A June 12 headline in Charleston’s Post & Courier read, “Dems seem to back conservative” in reference to Democratic primary winner Bob Conley, who barely secured his party’s nomination. (The final tally after a recount revealed that Conley won by only 986 votes out of the 144,460 cast.) “We’ve nominated a Republican in a Democratic primary,” said Conley’s challenger, Michael Cone. And indeed, the story revealed that Conley held a number of conservative positions, had only recently left the Republican Party, and even voted for Ron Paul in South Carolina’s presidential primary. But while Cone fumed, former Democratic National Chairman Don Fowler accepted Conley. “That’s the Democratic Party. We welcome anybody,” he said.
Fowler’s open-armed invitation could be comforting, as “Flattop Bob,” as Conley is often called, is as conservative as his Johnny Unitas-style haircut suggests.
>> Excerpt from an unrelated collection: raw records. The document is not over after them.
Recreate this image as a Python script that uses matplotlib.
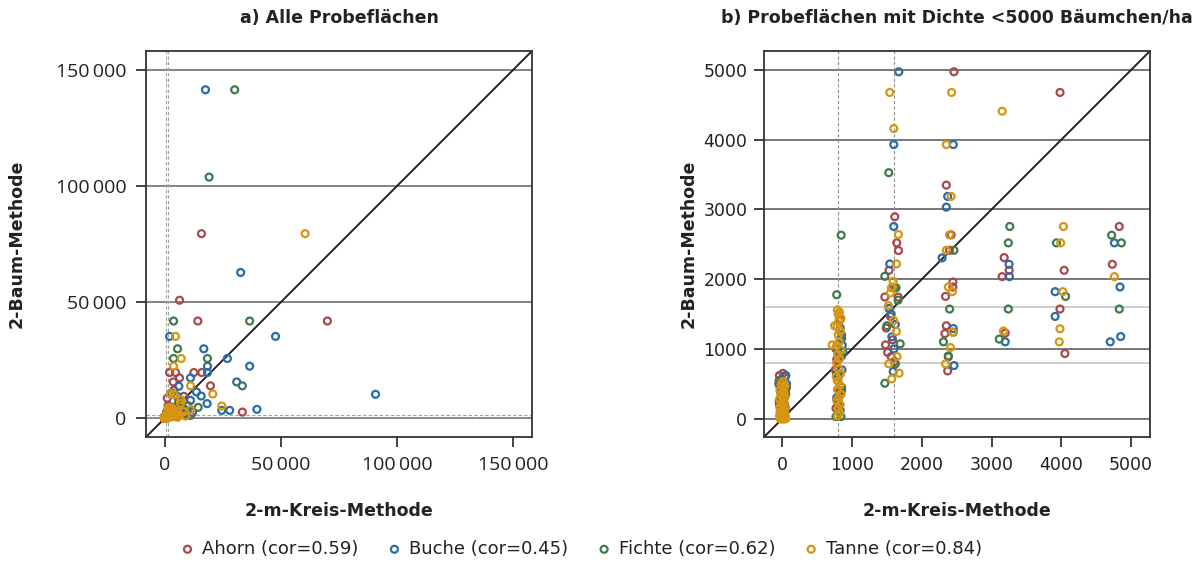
import matplotlib
matplotlib.use('Agg')
import matplotlib.pyplot as plt

species = ['Ahorn', 'Buche', 'Fichte', 'Tanne']
cors = [0.59, 0.45, 0.62, 0.84]
colors = ['#a8494f', '#2c6ca4', '#3f7a4d', '#d69512']

# densities per plot (Bäumchen/ha): x = 2-m-Kreis-Methode, y = 2-Baum-Methode
ahorn_x = [-40, 10, 40, -50, -30, 0, 30, -20, 20, -10, 50, -45, 60,
           830, 770, 780, 760, 790, 820, 800, 770, 810, 840,
           1612, 1640, 1665, 1530, 1470, 1660, 1550, 1580, 1480, 1510, 1560, 1610, 1490,
           2460, 2351, 2420, 2398, 2445, 2445, 2340, 2351, 2330, 2380, 2370,
           3180, 3252, 3151, 3195, 3981, 4040, 3980, 4050, 4830, 4730,
           15860, 6430, 14290, 70000, 2140, 4710, 12570, 15990, 6430, 3710, 19710,
           33430, 8290, 1140, 1500, 11140, 4000, 7000, 9500]
ahorn_y = [620, 650, 600, 500, 400, 300, 200, 100, 50, 0, 350, 250, 450,
           1420, 1000, 850, 700, 550, 400, 250, 150, 900, 1150,
           2894, 2520, 2410, 2127, 1744, 1744, 1466, 1131, 1059, 950, 891, 820, 1300,
           4972, 3348, 2635, 2414, 1960, 1888, 1753, 1332, 1220, 887, 685,
           2309, 2127, 2036, 1227, 4676, 2127, 1572, 934, 2755, 2213,
           79450, 50820, 41880, 41880, 19730, 19730, 19730, 19730, 17400, 15680, 14000,
           2720, 9500, 8700, 5610, 1300, 12090, 6000, 3500]

buche_x = [50, 60, -30, 20, -40, 50, 0, 30, -20,
           850, 860, 840, 855, 800, 850, 780, 830, 870,
           1669, 1598, 1598, 1540, 1600, 1530, 1570, 1600, 1590, 1560, 1620,
           2451, 2370, 2351, 2290, 2451, 2460,
           3250, 3255, 3195, 3910, 3910, 4760, 4840, 4850, 4700,
           17571, 32700, 2140, 47710, 16860, 27000, 18430, 36570, 18430, 11140, 31000,
           13710, 15710, 18290, 11140, 24570, 27990, 39710, 90710, 6140, 5430, 8000, 12000]
buche_y = [620, 500, 450, 350, 200, 150, 50, 0, 300,
           1200, 1050, 900, 700, 600, 400, 300, 120, 950,
           4972, 3929, 2755, 2218, 1878, 1580, 1174, 1000, 676, 1500, 1350,
           3929, 3186, 3032, 2305, 1293, 762,
           2213, 2036, 1102, 1821, 1466, 2520, 1888, 1178, 1102,
           141330, 62750, 35270, 35270, 29930, 25760, 22450, 22450, 19730, 17400, 15680,
           11360, 9630, 6350, 7770, 3450, 3450, 3890, 10360, 13820, 9500, 4500, 2500]

fichte_x = [-30, 20, -10, 45, -45,
            844, 780, 830, 850, 790, 850, 780, 850, 770, 840, 800,
            1526, 1470, 1630, 1500, 1690, 1620, 1470, 1660,
            2460, 2398, 2451, 2310, 2380,
            3260, 3240, 3240, 3110, 3930, 4060, 4720, 4860, 4830,
            30140, 19150, 3860, 36570, 5570, 3860, 18430, 33430, 14430, 8290, 3000, 6000, 10000]
fichte_y = [100, 30, 250, 400, 550,
            2630, 1777, 1300, 1150, 1000, 900, 650, 450, 30, 30, 200,
            3526, 2041, 1878, 1332, 1073, 786, 508, 1700,
            2414, 1572, 1240, 1102, 900,
            2755, 2520, 1572, 1141, 2520, 1753, 2630, 2520, 1572,
            141330, 103770, 41880, 41880, 29930, 25760, 25760, 14000, 4750, 2000, 11000, 7000, 5500]

tanne_x = [-30, -10, 10, 30, 50, -40, 0, 40, -20, 20, -35, 10, 45, -15, 25, -40, 5, 40,
           -20, 20, -30, 10, 35, -10, 15,
           790, 820, 800, 830, 780, 810, 840, 790, 825, 800, 775, 835, 805, 780, 820, 795,
           840, 780, 815, 800, 830, 785, 810, 840, 800, 820, 790, 749, 715,
           1540, 1598, 1664, 1636, 1588, 1564, 1550, 1522, 1598, 1636, 1645, 1526, 1674, 1569, 1580,
           2427, 2351, 2420, 2398, 2351, 2380, 2437, 2440, 2410, 2340,
           3151, 3170, 4030, 3990, 4020, 3980, 3970, 4760,
           60430, 4710, 7140, 3860, 11140, 20710, 24570, 11140, 2500, 4000, 7000, 6860,
           5600, 6400, 5600, 9000, 8000]
tanne_y = [0, 0, 0, 0, 0, 40, 60, 50, 100, 120, 160, 180, 150, 220, 240, 280, 300, 310,
           350, 380, 420, 440, 470, 500, 530,
           40, 80, 150, 200, 260, 300, 350, 420, 480, 540, 600, 650, 720, 800, 860, 920,
           980, 1050, 1100, 1200, 1250, 1320, 1400, 1440, 1500, 1530, 1560, 1332, 1059,
           4676, 4159, 2640, 2218, 1969, 1878, 1802, 1620, 1408, 1250, 891, 786, 652, 570, 1888,
           4676, 3929, 3186, 2635, 2414, 1888, 1821, 1240, 1020, 786,
           4407, 1256, 2755, 2520, 1821, 1289, 1102, 2036,
           79450, 35270, 25760, 22450, 14000, 10490, 5310, 3750, 10670, 10230, 8070, 6470,
           3000, 1500, 500, 1000, 3000]

xs = [ahorn_x, buche_x, fichte_x, tanne_x]
ys = [ahorn_y, buche_y, fichte_y, tanne_y]

lab_font = ['DejaVu Sans']
tick_font_a = ['Open Sans', 'DejaVu Sans']


def fmt(v):
    return f'{int(v):,}'.replace(',', '\u2009')


fig = plt.figure(figsize=(12.03, 5.64), dpi=100)
ax1 = fig.add_axes([146 / 1203, 127 / 564, 386 / 1203, 386 / 564])
ax2 = fig.add_axes([764 / 1203, 127 / 564, 386 / 1203, 386 / 564])

# a) all plots
lim1 = (-8000, 158000)
for yv in [0, 50000, 100000, 150000]:
    ax1.axhline(yv, color='#707070', lw=1.2, zorder=1)
for v in [800, 1600]:
    ax1.axvline(v, color='#a0a0a0', lw=0.8, ls=(0, (3, 2)), zorder=1)
    ax1.axhline(v, color='#a0a0a0', lw=0.8, ls=(0, (3, 2)), zorder=1)
handles = []
for i, sp in enumerate(species):
    h = ax1.scatter(xs[i], ys[i], s=25, facecolors='none', edgecolors=colors[i],
                    linewidths=1.6, zorder=3)
    handles.append(h)
ax1.axline((0, 0), slope=1, color='#222222', lw=1.4, zorder=2)
ax1.set_xlim(lim1)
ax1.set_ylim(lim1)
t1 = [0, 50000, 100000, 150000]
ax1.set_xticks(t1, labels=[fmt(v) for v in t1], fontsize=14, fontfamily=tick_font_a)
ax1.set_yticks(t1, labels=[fmt(v) for v in t1], fontsize=14, fontfamily=tick_font_a)
ax1.set_title('a) Alle Probeflächen', fontsize=12.5, fontweight='bold', pad=20,
              fontfamily=lab_font, color='#222222')

# b) plots with density < 5000
lim2 = (-262, 5270)
for yv in [0, 1000, 2000, 3000, 4000, 5000]:
    ax2.axhline(yv, color='#606060', lw=1.2, zorder=1)
for v in [800, 1600]:
    ax2.axhline(v, color='#c4c4c4', lw=1.2, zorder=1)
    ax2.axvline(v, color='#909090', lw=0.8, ls=(0, (3, 2)), zorder=1)
for i, sp in enumerate(species):
    bx = [x for x, y in zip(xs[i], ys[i]) if x < 5000 and y < 5000]
    by = [y for x, y in zip(xs[i], ys[i]) if x < 5000 and y < 5000]
    ax2.scatter(bx, by, s=25, facecolors='none', edgecolors=colors[i],
                linewidths=1.6, zorder=3)
ax2.axline((0, 0), slope=1, color='#222222', lw=1.4, zorder=2)
ax2.set_xlim(lim2)
ax2.set_ylim(lim2)
t2 = [0, 1000, 2000, 3000, 4000, 5000]
ax2.set_xticks(t2, labels=[str(v) for v in t2], fontsize=12.5, fontfamily=lab_font)
ax2.set_yticks(t2, labels=[str(v) for v in t2], fontsize=12.5, fontfamily=lab_font)
ax2.set_title('b) Probeflächen mit Dichte <5000 Bäumchen/ha', fontsize=12.5,
              fontweight='bold', pad=20, fontfamily=lab_font, color='#222222')

for ax, ylx in [(ax1, -120 / 386), (ax2, -66 / 386)]:
    for sp in ax.spines.values():
        sp.set_color('#333333')
        sp.set_linewidth(1.3)
    ax.tick_params(direction='out', length=7, width=1.3, pad=7, colors='#333333',
                   labelcolor='#222222')
    ax.set_xlabel('2-m-Kreis-Methode', fontsize=12.5, fontweight='bold',
                  fontfamily=lab_font, color='#222222')
    ax.set_ylabel('2-Baum-Methode', fontsize=12.5, fontweight='bold',
                  fontfamily=lab_font, color='#222222')
    ax.xaxis.set_label_coords(0.5, -65 / 386)
    ax.yaxis.set_label_coords(ylx, 0.5)

# tick labels of b) sit a little closer to the axis than in a)
ax2.tick_params(axis='y', pad=5)

labels = [f'{sp} (cor={c:.2f})' for sp, c in zip(species, cors)]
fig.legend(handles, labels, loc='center', bbox_to_anchor=(581 / 1203, 1 - 549 / 564),
           ncol=4, frameon=False, handlelength=0.8, handletextpad=0.4,
           columnspacing=1.6, prop={'family': 'DejaVu Sans', 'size': 13},
           labelcolor='#222222')

fig.savefig('out.png', dpi=100)
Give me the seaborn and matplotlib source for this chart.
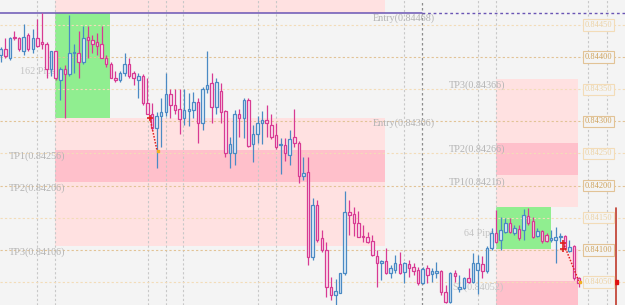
import matplotlib
matplotlib.use('Agg')
import matplotlib.pyplot as plt
from matplotlib.patches import Rectangle
import seaborn as sns
import pandas as pd
import numpy as np

# OHLC (one entry per candle, left to right)
opens = [0.84404, 0.84413, 0.84399, 0.84432, 0.84430, 0.84410, 0.84434, 0.84412, 0.84429, 0.84423,
         0.84421, 0.84382, 0.84409, 0.84365, 0.84381, 0.84373, 0.84406, 0.84407, 0.84392, 0.84432,
         0.84426, 0.84423, 0.84421, 0.84399, 0.84390, 0.84368, 0.84365, 0.84375, 0.84390, 0.84375,
         0.84364, 0.84371, 0.84328, 0.84312, 0.84289, 0.84308, 0.84314, 0.84342, 0.84325, 0.84319,
         0.84305, 0.84316, 0.84317, 0.84330, 0.84298, 0.84351, 0.84359, 0.84322, 0.84348, 0.84316,
         0.84250, 0.84250, 0.84312, 0.84306, 0.84334, 0.84264, 0.84281, 0.84298, 0.84302, 0.84295,
         0.84278, 0.84263, 0.84263, 0.84247, 0.84275, 0.84267, 0.84215, 0.84221, 0.84089, 0.84170,
         0.84118, 0.84100, 0.84042, 0.84030, 0.84033, 0.84064, 0.84159, 0.84156, 0.84142, 0.84121,
         0.84120, 0.84114, 0.84090, 0.84080, 0.84083, 0.84064, 0.84069, 0.84078, 0.84066, 0.84078,
         0.84073, 0.84069, 0.84048, 0.84072, 0.84062, 0.84064, 0.84067, 0.84034, 0.84019, 0.84064,
         0.84039, 0.84041, 0.84056, 0.84050, 0.84069, 0.84078, 0.84067, 0.84103, 0.84126, 0.84115,
         0.84128, 0.84142, 0.84126, 0.84132, 0.84131, 0.84153, 0.84145, 0.84121, 0.84129, 0.84123,
         0.84115, 0.84115, 0.84120, 0.84121, 0.84098, 0.84106, 0.84056]
highs = [0.84416, 0.84429, 0.84432, 0.84441, 0.84432, 0.84452, 0.84438, 0.84443, 0.84460, 0.84468,
         0.84423, 0.84410, 0.84410, 0.84384, 0.84387, 0.84466, 0.84421, 0.84440, 0.84449, 0.84448,
         0.84434, 0.84438, 0.84448, 0.84403, 0.84392, 0.84379, 0.84379, 0.84406, 0.84399, 0.84378,
         0.84375, 0.84373, 0.84368, 0.84328, 0.84314, 0.84336, 0.84375, 0.84350, 0.84351, 0.84350,
         0.84350, 0.84344, 0.84345, 0.84337, 0.84354, 0.84410, 0.84375, 0.84367, 0.84359, 0.84317,
         0.84275, 0.84317, 0.84320, 0.84336, 0.84336, 0.84295, 0.84309, 0.84316, 0.84326, 0.84312,
         0.84297, 0.84274, 0.84274, 0.84286, 0.84319, 0.84269, 0.84244, 0.84244, 0.84180, 0.84177,
         0.84131, 0.84112, 0.84058, 0.84055, 0.84064, 0.84191, 0.84177, 0.84166, 0.84160, 0.84139,
         0.84128, 0.84123, 0.84100, 0.84084, 0.84103, 0.84076, 0.84092, 0.84097, 0.84081, 0.84084,
         0.84080, 0.84073, 0.84073, 0.84076, 0.84072, 0.84081, 0.84069, 0.84045, 0.84066, 0.84069,
         0.84061, 0.84058, 0.84072, 0.84095, 0.84092, 0.84090, 0.84106, 0.84134, 0.84162, 0.84151,
         0.84149, 0.84149, 0.84139, 0.84139, 0.84163, 0.84165, 0.84151, 0.84134, 0.84131, 0.84126,
         0.84131, 0.84135, 0.84126, 0.84123, 0.84115, 0.84107, 0.84058]
lows = [0.84392, 0.84399, 0.84396, 0.84427, 0.84410, 0.84403, 0.84409, 0.84407, 0.84415, 0.84413,
        0.84368, 0.84371, 0.84364, 0.84333, 0.84305, 0.84371, 0.84376, 0.84368, 0.84390, 0.84399,
        0.84407, 0.84403, 0.84398, 0.84384, 0.84367, 0.84361, 0.84361, 0.84371, 0.84368, 0.84356,
        0.84336, 0.84326, 0.84311, 0.84286, 0.84227, 0.84260, 0.84308, 0.84306, 0.84312, 0.84281,
        0.84294, 0.84292, 0.84305, 0.84267, 0.84286, 0.84344, 0.84298, 0.84312, 0.84298, 0.84244,
        0.84227, 0.84232, 0.84275, 0.84274, 0.84260, 0.84236, 0.84267, 0.84264, 0.84275, 0.84272,
        0.84257, 0.84218, 0.84239, 0.84232, 0.84260, 0.84204, 0.84208, 0.84076, 0.84084, 0.84112,
        0.84097, 0.84027, 0.84022, 0.84014, 0.84033, 0.84061, 0.84123, 0.84121, 0.84120, 0.84112,
        0.84111, 0.84090, 0.84042, 0.84053, 0.84062, 0.84056, 0.84064, 0.84062, 0.84048, 0.84058,
        0.84061, 0.84045, 0.84047, 0.84048, 0.84050, 0.84056, 0.84030, 0.84017, 0.84017, 0.84050,
        0.84034, 0.84039, 0.84048, 0.84048, 0.84031, 0.84056, 0.84064, 0.84100, 0.84111, 0.84100,
        0.84126, 0.84126, 0.84123, 0.84115, 0.84115, 0.84139, 0.84118, 0.84120, 0.84111, 0.84112,
        0.84112, 0.84080, 0.84112, 0.84100, 0.84097, 0.84053, 0.84042]
closes = [0.84413, 0.84401, 0.84430, 0.84429, 0.84413, 0.84432, 0.84412, 0.84430, 0.84418, 0.84421,
          0.84382, 0.84409, 0.84367, 0.84381, 0.84373, 0.84406, 0.84407, 0.84392, 0.84430, 0.84426,
          0.84421, 0.84418, 0.84399, 0.84389, 0.84368, 0.84365, 0.84375, 0.84390, 0.84371, 0.84367,
          0.84371, 0.84328, 0.84312, 0.84289, 0.84308, 0.84314, 0.84342, 0.84325, 0.84317, 0.84303,
          0.84317, 0.84319, 0.84330, 0.84298, 0.84351, 0.84357, 0.84322, 0.84361, 0.84314, 0.84250,
          0.84264, 0.84311, 0.84306, 0.84333, 0.84261, 0.84281, 0.84298, 0.84302, 0.84297, 0.84275,
          0.84260, 0.84264, 0.84250, 0.84272, 0.84267, 0.84215, 0.84219, 0.84089, 0.84170, 0.84115,
          0.84100, 0.84042, 0.84030, 0.84036, 0.84064, 0.84159, 0.84154, 0.84142, 0.84120, 0.84120,
          0.84112, 0.84092, 0.84080, 0.84083, 0.84064, 0.84072, 0.84080, 0.84064, 0.84080, 0.84072,
          0.84067, 0.84048, 0.84070, 0.84061, 0.84067, 0.84067, 0.84034, 0.84019, 0.84064, 0.84059,
          0.84042, 0.84056, 0.84050, 0.84080, 0.84080, 0.84067, 0.84103, 0.84126, 0.84112, 0.84131,
          0.84142, 0.84128, 0.84134, 0.84118, 0.84154, 0.84142, 0.84120, 0.84129, 0.84114, 0.84114,
          0.84118, 0.84120, 0.84121, 0.84103, 0.84104, 0.84056, 0.84048]

# price scale labels on the right
grid_levels = [0.84450, 0.84400, 0.84350, 0.84300, 0.84250, 0.84200, 0.84150, 0.84100, 0.84050]
grid_labels = ['0.84450', '0.84400', '0.84350', '0.84300', '0.84250', '0.84200', '0.84150', '0.84100', '0.84050']

# trade levels
sl_left = 0.84468
entry_left = 0.84306
tp_left = [0.84256, 0.84206, 0.84106]
entry_right = 0.84166
tp_right = [0.84216, 0.84266, 0.84366]
green_right_low = 0.84102
sl_right = 0.84052

df = pd.DataFrame({'open': opens, 'high': highs, 'low': lows, 'close': closes})
df['idx'] = np.arange(len(df))

sns.set_theme(style='white')
plt.rcParams['font.family'] = ['Liberation Serif', 'DejaVu Serif']

bg = '#f4f4f4'
fig = plt.figure(figsize=(6.25, 3.05), dpi=100)
fig.patch.set_facecolor(bg)
ax = fig.add_axes([0, 0, 1, 1])
ax.set_facecolor(bg)
ymin, ymax = 0.840143, 0.844888
ax.set_xlim(-0.15, 136.1)
ax.set_ylim(ymin, ymax)
ax.set_xticks([])
ax.set_yticks([])
for s in ax.spines.values():
    s.set_visible(False)

light_pink = '#ffe1e1'
dark_pink = '#ffc0cb'
green = '#90ee90'

# zones of the left trade
ax.add_patch(Rectangle((11.85, sl_left), 83.8 - 11.85, ymax - sl_left, color=light_pink, zorder=0.5, lw=0))
ax.add_patch(Rectangle((11.85, entry_left), 23.8 - 11.85, sl_left - entry_left, color=green, zorder=0.5, lw=0))
ax.add_patch(Rectangle((11.85, tp_left[0]), 83.8 - 11.85, entry_left - tp_left[0], color=light_pink, zorder=0.5, lw=0))
ax.add_patch(Rectangle((11.85, tp_left[1]), 83.8 - 11.85, tp_left[0] - tp_left[1], color=dark_pink, zorder=0.5, lw=0))
ax.add_patch(Rectangle((11.85, tp_left[2]), 83.8 - 11.85, tp_left[1] - tp_left[2], color=light_pink, zorder=0.5, lw=0))

# zones of the right trade
ax.add_patch(Rectangle((108, tp_right[1]), 125.9 - 108, tp_right[2] - tp_right[1], color=light_pink, zorder=0.5, lw=0))
ax.add_patch(Rectangle((108, tp_right[0]), 125.9 - 108, tp_right[1] - tp_right[0], color=dark_pink, zorder=0.5, lw=0))
ax.add_patch(Rectangle((108, entry_right), 125.9 - 108, tp_right[0] - entry_right, color=light_pink, zorder=0.5, lw=0))
ax.add_patch(Rectangle((108, green_right_low), 119.9 - 108, entry_right - green_right_low, color=green, zorder=0.5, lw=0))
ax.add_patch(Rectangle((108, sl_right), 125.9 - 108, green_right_low - sl_right, color=light_pink, zorder=0.5, lw=0))
ax.add_patch(Rectangle((108, ymin), 125.9 - 108, sl_right - ymin, color=dark_pink, zorder=0.5, lw=0))

# vertical grid
for xv in [7.9, 11.85, 32.1, 36.0, 39.8, 56.1, 60.0, 87.9, 104.1, 108.0, 128.0, 132.2]:
    ax.axvline(xv, color='#c8c8c8', lw=0.8, ls=(0, (2, 2)), zorder=1)
ax.axvline(91.85, color='#8c8c8c', lw=0.9, ls=(0, (2, 2)), zorder=1)

# horizontal grid and price labels
for k, (lv, lab) in enumerate(zip(grid_levels, grid_labels)):
    strong = (k % 2 == 1)
    lc = '#e2c396' if strong else '#f3dcb8'
    tc = '#cfa35c' if strong else '#ecd2a4'
    ax.axhline(lv, color=lc, lw=0.8, ls=(0, (2, 2)), zorder=1)
    ax.text(130.3, lv, lab, ha='center', va='center', fontsize=6, color=tc, zorder=5,
            bbox=dict(boxstyle='square,pad=0.2', fc=bg, ec=lc, lw=0.8))

# purple stop line
ax.plot([-0.15, 91.85], [sl_left, sl_left], color='#6a55b5', lw=1.1, zorder=2)
ax.plot([91.85, 136.1], [sl_left, sl_left], color='#6a55b5', lw=1.0, ls=(0, (2, 2)), zorder=2)

# candles
bear_edge, bull_edge = '#d83a93', '#4a8ac4'
bear_face, bull_face = '#fbe3ef', '#e3eef8'
up = df['close'] >= df['open']
edge = np.where(up, bull_edge, bear_edge)
face = np.where(up, bull_face, bear_face)
ax.vlines(df['idx'], df['low'], df['high'], colors=edge, lw=0.9, zorder=3)
bottom = np.minimum(df['open'], df['close'])
height = np.maximum(np.abs(df['close'] - df['open']), 0.000018)
ax.bar(df['idx'], height, bottom=bottom, width=0.55, color=face, edgecolor=edge, linewidth=0.9, zorder=3.5)

# text annotations
txt = '#b4b4b4'
ax.text(81.2, 0.84460, 'Entry(0.84468)', fontsize=7.3, color=txt, va='center', zorder=2)
ax.text(81.2, 0.84297, 'Entry(0.84306)', fontsize=7.3, color=txt, va='center', zorder=2)
ax.text(97.8, 0.84356, 'TP3(0.84366)', fontsize=7.3, color=txt, va='center', zorder=2)
ax.text(97.8, 0.84257, 'TP2(0.84266)', fontsize=7.3, color=txt, va='center', zorder=2)
ax.text(97.8, 0.84206, 'TP1(0.84216)', fontsize=7.3, color=txt, va='center', zorder=2)
ax.text(1.8, 0.84246, 'TP1(0.84256)', fontsize=7.3, color=txt, va='center', zorder=2)
ax.text(1.8, 0.84196, 'TP2(0.84206)', fontsize=7.3, color=txt, va='center', zorder=2)
ax.text(1.8, 0.84097, 'TP3(0.84106)', fontsize=7.3, color=txt, va='center', zorder=2)
ax.text(4.2, 0.84377, '162 Pips', fontsize=7.3, color='#c4c4c4', va='center', zorder=2)
ax.text(100.9, 0.84125, '64 Pips', fontsize=7.3, color='#c4c4c4', va='center', zorder=2)
ax.text(98.4, 0.84042, 'SL(0.84052)', fontsize=7.3, color='#c4c4c4', va='center', zorder=2)

# trade execution markers
trades = pd.DataFrame({'x': [32.55, 34.1, 122.65, 126.0],
                       'y': [0.84305, 0.84254, 0.84111, 0.84052],
                       'trade': ['a', 'a', 'b', 'b']})
sns.lineplot(data=trades, x='x', y='y', units='trade', estimator=None, color='#e02020',
             lw=1.1, ls=(0, (1, 1)), ax=ax, zorder=4, legend=False)
ax.plot([32.55, 122.65, 122.65], [0.84305, 0.84111, 0.84101], ls='none', marker='+',
        color='#e02020', ms=4, mew=1.2, zorder=4.5)
ax.plot([34.2, 126.3], [0.84254, 0.84050], ls='none', marker='s', color='#f0b020', ms=2, zorder=4.5)
ax.plot([134.1, 134.1], [0.84165, ymin], color='#c0392b', lw=1.2, zorder=4)
ax.plot([134.1], [0.84050], marker='s', color='#e01010', ms=3, zorder=4.5)

ax.set_xlabel('')
ax.set_ylabel('')
fig.savefig('out.png', dpi=100, facecolor=bg)
plt.close()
In private conversation, he uses the terms “populist,” “traditionalist,” and even “paleoconservative” favorably and frequently, and refers to Washington, D.C. as the “District of Criminals.” Over a pile of BBQ and collard greens (his choice), Bob explained his wardrobe woes: “First my advisers took my suit, then my long sleeves. It just doesn’t feel right for me to wear a short-sleeve dress shirt, Jack.” For the Catholic Conley, wearing his Sunday best is the norm: he tries to attend Mass every day. “The worst part is sometimes we have to be mean to him and tell him he simply doesn’t have time to go,” explains campaign manager Dan Castell, noting how impractical Conley’s church schedule is in the midst of a Senate run.
The Democratic establishment long ago wrote off this contest. Lindsey Graham is a well-funded incumbent in a deep red state. A weak field allowed the virtually unknown Conley, an engineer and commercial pilot, to take the nomination. Now Graham, much to his surprise, must compete with a Democrat who stands well to his right.”